In seventh grade, I sat next to one of the most popular girls in school in our Honors English class. She had “PEANUT BUTTER!” written in the middle of her binder surrounded by exclamation points, hearts, and squiggly lines because when you’re thirteen, you can’t get enough of exclamation points, hearts, and squiggly lines. I know from personal experience. Foolishly, I pointed at her binder and asked, much like your Great Aunt Linda would, “Peanut butter?”
And the cool girl looked at me in the way you look at your Great Aunt Linda. Annoyed that she asked you about your totally awesome life but compelled to respond.
“Inside joke,” she said.
For a girl with Coke-bottle glasses, boobs as big as your Great Aunt Linda’s, and enough trivial knowledge of “The Brady Bunch” to win $500,000 dollars on a game show with poor Nielsen ratings, this is the second-most painful two-word phrase to hear. The first-most painful is “Buddy up,” but that’s a different article entirely.

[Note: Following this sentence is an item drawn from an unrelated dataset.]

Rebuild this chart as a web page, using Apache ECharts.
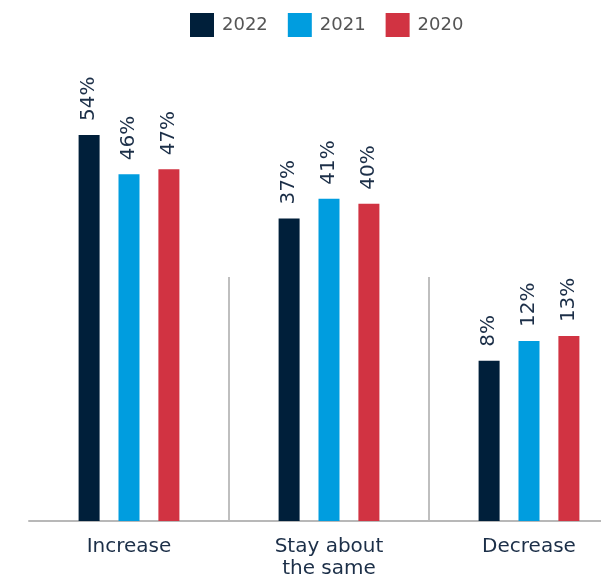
<!DOCTYPE html>
<html>
<head>
<meta charset="utf-8">
<script src="https://cdn.jsdelivr.net/npm/echarts@6/dist/echarts.min.js"></script>
<style>
  html, body { margin: 0; padding: 0; background: #fff; }
  #chart { width: 601px; height: 577px; }
</style>
</head>
<body>
<div id="chart"></div>
<script>
const categories = ['Increase', 'Stay about\nthe same', 'Decrease']
const years = ['2022', '2021', '2020']
const values2022 = [54, 37, 8]
const values2021 = [46, 41, 12]
const values2020 = [47, 40, 13]
const colors = ['#001f3a', '#009ddf', '#d13342']

const fontFamily = '"DejaVu Sans", sans-serif'
const textColor = '#1c2f48'

const chart = echarts.init(document.getElementById('chart'))

const seriesData = [values2022, values2021, values2020]
const series = years.map((year, i) => ({
  name: year,
  type: 'bar',
  xAxisIndex: 0,
  yAxisIndex: 0,
  barWidth: 21,
  barGap: '90%',
  itemStyle: { color: colors[i] },
  label: {
    show: true,
    position: 'top',
    rotate: 90,
    align: 'left',
    verticalAlign: 'middle',
    distance: 14,
    formatter: '{c}%',
    color: textColor,
    fontFamily: fontFamily,
    fontSize: 20
  },
  data: seriesData[i]
}))

chart.setOption({
  animation: false,
  color: colors,
  legend: {
    top: 8,
    left: 185,
    itemWidth: 24,
    itemHeight: 24,
    itemGap: 20,
    icon: 'rect',
    textStyle: {
      color: '#555',
      fontFamily: fontFamily,
      fontSize: 18,
      padding: [0, 0, 0, 3]
    },
    data: years
  },
  grid: [
    { left: 29, width: 600, top: 60, bottom: 56, outerBoundsMode: 'none' },
    { left: 29, width: 600, top: 277, bottom: 56, outerBoundsMode: 'none' }
  ],
  xAxis: [{
    type: 'category',
    gridIndex: 0,
    data: categories,
    axisLine: { onZero: false, lineStyle: { color: '#b8b8b8', width: 2 } },
    axisTick: { show: false },
    axisLabel: {
      color: textColor,
      fontFamily: fontFamily,
      fontSize: 20,
      lineHeight: 22,
      margin: 15
    }
  }, {
    type: 'value',
    gridIndex: 1,
    min: 0,
    max: 3,
    interval: 1,
    axisLine: { show: false },
    axisTick: { show: false },
    axisLabel: { show: false },
    splitLine: {
      show: true,
      showMinLine: false,
      lineStyle: { color: '#aaa', width: 1.5 }
    }
  }],
  yAxis: [{
    type: 'value',
    gridIndex: 0,
    min: -24.7,
    max: 69.3,
    startValue: -24.7,
    show: false
  }, {
    type: 'value',
    gridIndex: 1,
    min: 0,
    max: 1,
    show: false
  }],
  series: series
})
</script>
</body>
</html>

But in times of feeling like an outsider without the cool runaway/saving children from a fire story that S.E. Hinton promised us in her book, I figured there was always one place I could turn—the Internet. There, I would eye-guzzle hundreds of fan fictions in which Sam and Freddie from “iCarly” somehow managed hundreds of different ways to kiss and take long, detailed quizzes to find out exactly which greaser from “The Outsiders” I was meant to marry.
I was knee-deep in what we now know as a classical masquerade ball fan fiction when I realized something that made my whole world (read: my very small, very purple childhood bedroom) crash around me. Sure, I was consuming this content at the speed of light. But someone out there was creating it. Hundreds of thousands of someones. And they all seemed to… know each other. Because of the Internet. Because they all wanted to see Sam and Freddie kiss and/or figure out what their dream wedding to Ponyboy Curtis would look like. They were all linked, and they all had interests similar to mine. And I still wasn’t part of it! Because my mother told me the Internet was for criminals. At nineteen, I actually met my best friend via Twitter, and she didn’t have a problem with that, so thanks, Mom.

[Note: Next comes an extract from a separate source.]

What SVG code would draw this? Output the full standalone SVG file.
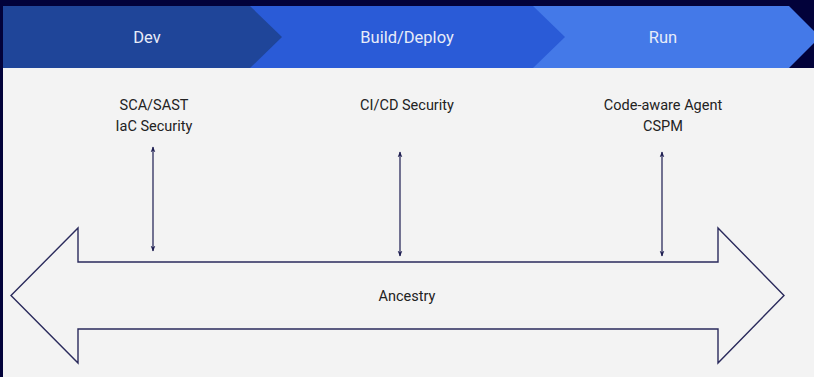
<svg xmlns="http://www.w3.org/2000/svg" width="814" height="377" viewBox="0 0 814 377">
<style>
.band{font-family:Roboto,"Liberation Sans",sans-serif;font-size:16.5px;fill:#e8ecf8;text-anchor:middle;dominant-baseline:central}
.lbl{font-family:Roboto,"Liberation Sans",sans-serif;font-size:14.5px;fill:#222;text-anchor:middle}
.conn{stroke:#1c1c50;stroke-width:1.2;fill:none;marker-start:url(#ah);marker-end:url(#ah)}
</style>
<defs>
<marker id="ah" viewBox="0 0 10 10" refX="9" refY="5" markerWidth="6" markerHeight="6" orient="auto-start-reverse" markerUnits="userSpaceOnUse">
<path d="M0,1 L10,5 L0,9 L3,5 Z" fill="#1c1c50"/>
</marker>
</defs>
<rect x="0" y="0" width="814" height="377" fill="#02023a"/>
<rect x="3" y="68" width="811" height="309" fill="#f3f3f3"/>
<g id="run">
<polygon points="533,6 789,6 820,37 789,68 533,68" fill="#4479e8"/>
<text class="band" x="663" y="37">Run</text>
</g>
<g id="build">
<polygon points="250,6 533,6 565,37 533,68 250,68" fill="#2a5bd7"/>
<text class="band" x="407" y="37">Build/Deploy</text>
</g>
<g id="dev">
<polygon points="3,6 250,6 282,37 250,68 3,68" fill="#1f4599"/>
<text class="band" x="147" y="37">Dev</text>
</g>
<g id="dev-tools">
<text class="lbl" x="154" y="110">SCA/SAST</text>
<text class="lbl" x="154" y="131">IaC Security</text>
</g>
<g id="build-tools">
<text class="lbl" x="407" y="110">CI/CD Security</text>
</g>
<g id="run-tools">
<text class="lbl" x="663" y="110">Code-aware Agent</text>
<text class="lbl" x="663" y="131">CSPM</text>
</g>
<g id="ancestry">
<polygon points="11,295.5 78,228 78,262 718,262 718,228 784,295.5 718,363 718,329 78,329 78,363" fill="none" stroke="#2a2a5c" stroke-width="1.4"/>
<text class="lbl" x="407" y="301">Ancestry</text>
</g>
<g id="connectors">
<line class="conn" x1="153" y1="147" x2="153" y2="251"/>
<line class="conn" x1="400" y1="152" x2="400" y2="256"/>
<line class="conn" x1="662" y1="152" x2="662" y2="256"/>
</g>
</svg>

Fast forward to today. I’m a twenty-two-year-old woman who visits Tumblr to look at the pretty pictures and fan analyses of “Buffy the Vampire Slayer.” And all these people seem to know each other while I’m on the outside, hitting reblog instead of chat because even though I know the Internet is not, in fact, for criminals, I have this terrible social anxiety. I can’t make cold calls without stammering, and I’m pretty sure everyone thinks I’m a freak. They wouldn’t be wrong, of course, but not everyone loves freaks as much as I do.
But today, it’s the memes that get to me. Every month, something new happens on the Internet, and it always takes me way too long to understand it. I remember seeing a lot of Tumblr chat posts about shoving breadsticks into purses and going right now, immediately, and being unable to find someone in a crowd. Astrology suddenly became very popular outside of the newspaper. And after reading hundreds of these posts, I thought they were a lot of fun. So, I took my time and crafted my own, expecting the notes to pour in like water pours into SpongeBob’s face-and-body pores.
In case you couldn’t tell where this is going, they never do.
Apparently, memes go out of style quicker than a Barney Stinson love interest on “How I Met Your Mother” (Do people still care about that show?). Apparently, the time I spend perfecting them to my liking is time that hipper Internet-users are using to create more memes, like a confused Mr. Krabs or inserting John Cena’s name everywhere. Memes generate themselves like locusts.
Only I know better. These memes aren’t generating themselves. The cool kids of the Internet are creating them and racking up brownie points like nobody’s business because that’s what the cool kids do. They get the joke started, and as soon as the Coke-bottle glasses girl hears it and runs with it, it isn’t funny anymore. I can’t keep up with the hills-and-valleys setting on my elliptical, and I can’t keep up with memes.
Still, I’ve made my peace with memes. We’re not supposed to hang out. Like always, I’ll have my chips and salsa with the old people and crack jokes about things that are no longer in style. I’ll leave the meme-making to the cool kids. I’m not one of them. And after twenty-two years of wishing otherwise, I’m finally OK with that.